Among the lines below, count those with "this". Give only the number.

**** Entries shown

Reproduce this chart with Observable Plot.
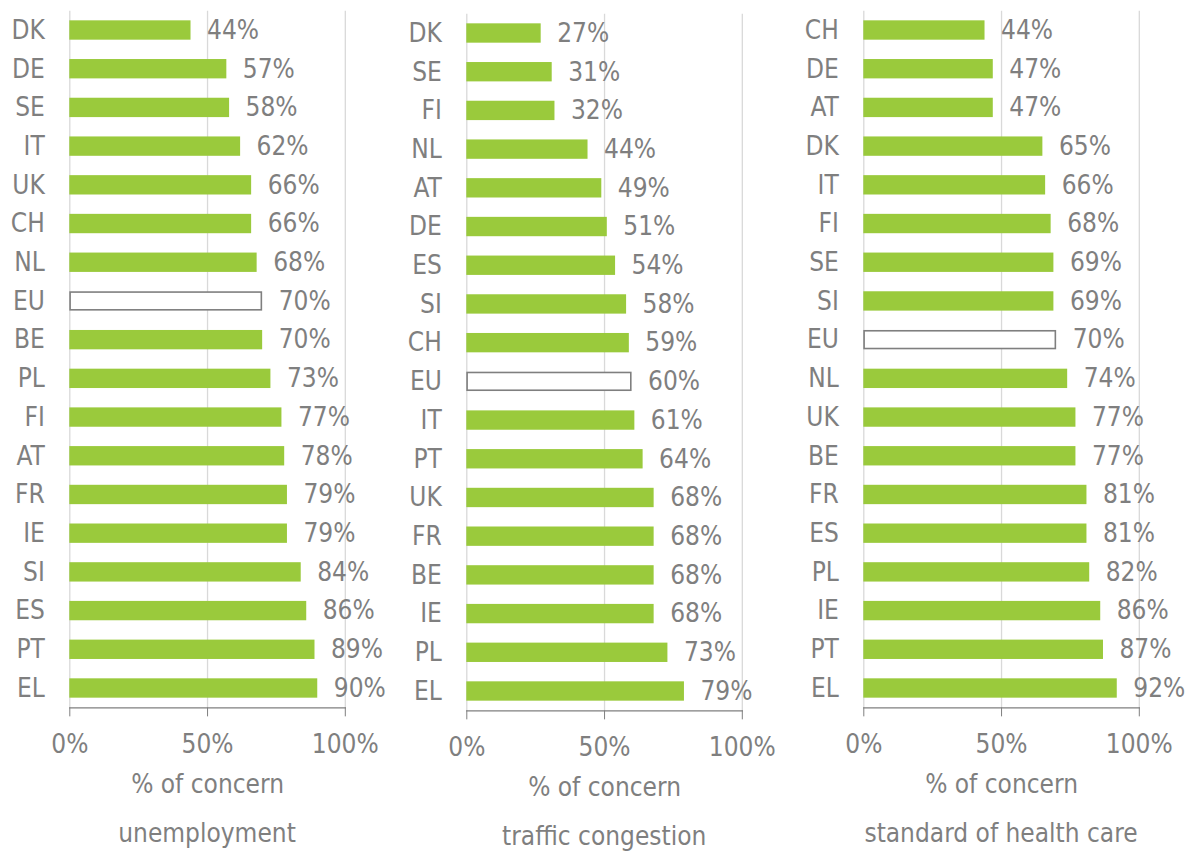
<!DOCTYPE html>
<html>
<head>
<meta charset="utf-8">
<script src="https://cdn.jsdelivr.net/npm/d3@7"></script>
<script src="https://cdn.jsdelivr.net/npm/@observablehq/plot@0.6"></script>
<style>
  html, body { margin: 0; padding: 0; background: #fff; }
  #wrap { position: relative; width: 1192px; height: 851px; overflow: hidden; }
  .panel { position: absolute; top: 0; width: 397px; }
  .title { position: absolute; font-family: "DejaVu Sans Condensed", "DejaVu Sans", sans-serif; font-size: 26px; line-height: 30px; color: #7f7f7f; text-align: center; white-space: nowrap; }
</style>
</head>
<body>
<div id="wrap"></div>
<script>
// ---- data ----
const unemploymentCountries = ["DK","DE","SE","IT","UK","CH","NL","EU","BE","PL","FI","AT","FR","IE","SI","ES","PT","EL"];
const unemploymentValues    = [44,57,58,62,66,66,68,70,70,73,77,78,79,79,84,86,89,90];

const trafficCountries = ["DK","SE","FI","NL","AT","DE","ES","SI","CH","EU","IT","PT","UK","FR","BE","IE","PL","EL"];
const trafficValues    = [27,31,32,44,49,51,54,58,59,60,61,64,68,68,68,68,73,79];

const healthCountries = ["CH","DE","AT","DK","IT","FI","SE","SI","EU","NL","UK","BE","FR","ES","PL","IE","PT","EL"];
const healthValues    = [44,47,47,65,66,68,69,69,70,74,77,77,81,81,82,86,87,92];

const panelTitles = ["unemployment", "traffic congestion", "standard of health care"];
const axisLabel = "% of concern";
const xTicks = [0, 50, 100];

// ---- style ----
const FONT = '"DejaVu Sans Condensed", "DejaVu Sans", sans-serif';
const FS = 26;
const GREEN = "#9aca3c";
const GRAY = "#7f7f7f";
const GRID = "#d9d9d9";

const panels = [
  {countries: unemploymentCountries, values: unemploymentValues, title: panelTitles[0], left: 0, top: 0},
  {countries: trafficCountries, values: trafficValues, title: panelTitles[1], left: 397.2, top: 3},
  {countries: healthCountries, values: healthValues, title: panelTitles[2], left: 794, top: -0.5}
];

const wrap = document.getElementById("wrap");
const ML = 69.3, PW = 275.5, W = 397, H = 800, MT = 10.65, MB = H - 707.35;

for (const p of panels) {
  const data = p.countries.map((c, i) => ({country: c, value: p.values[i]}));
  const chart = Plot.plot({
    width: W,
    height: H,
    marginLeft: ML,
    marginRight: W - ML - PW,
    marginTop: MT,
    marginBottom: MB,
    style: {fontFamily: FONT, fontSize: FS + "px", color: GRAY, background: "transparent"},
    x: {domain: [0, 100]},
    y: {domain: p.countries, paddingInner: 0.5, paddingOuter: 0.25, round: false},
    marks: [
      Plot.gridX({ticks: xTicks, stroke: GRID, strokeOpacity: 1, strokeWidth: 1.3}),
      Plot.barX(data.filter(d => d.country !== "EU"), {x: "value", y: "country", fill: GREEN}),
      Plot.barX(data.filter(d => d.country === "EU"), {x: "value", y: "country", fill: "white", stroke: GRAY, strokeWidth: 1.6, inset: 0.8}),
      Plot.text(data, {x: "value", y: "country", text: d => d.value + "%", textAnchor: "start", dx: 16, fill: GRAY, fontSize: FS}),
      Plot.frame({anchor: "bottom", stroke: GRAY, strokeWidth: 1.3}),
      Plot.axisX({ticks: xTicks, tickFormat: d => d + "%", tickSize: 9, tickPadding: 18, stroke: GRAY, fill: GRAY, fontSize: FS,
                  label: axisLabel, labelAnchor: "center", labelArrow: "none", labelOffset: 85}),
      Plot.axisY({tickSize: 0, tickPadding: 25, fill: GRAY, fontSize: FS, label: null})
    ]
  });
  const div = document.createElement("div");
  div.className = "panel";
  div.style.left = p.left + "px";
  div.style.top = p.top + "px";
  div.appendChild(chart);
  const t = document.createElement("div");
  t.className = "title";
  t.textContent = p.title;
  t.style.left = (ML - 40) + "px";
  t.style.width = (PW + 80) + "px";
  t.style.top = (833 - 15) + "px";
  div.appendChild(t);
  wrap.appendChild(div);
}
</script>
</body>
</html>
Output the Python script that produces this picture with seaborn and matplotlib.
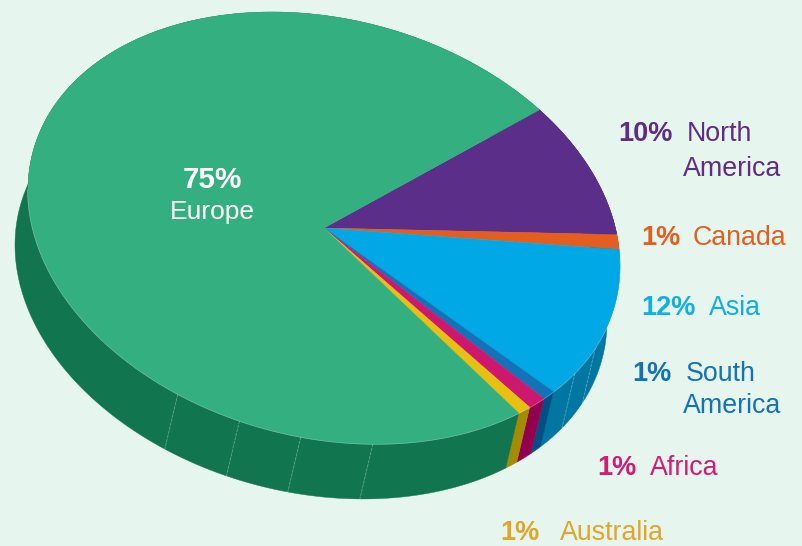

********

### Exercise output
2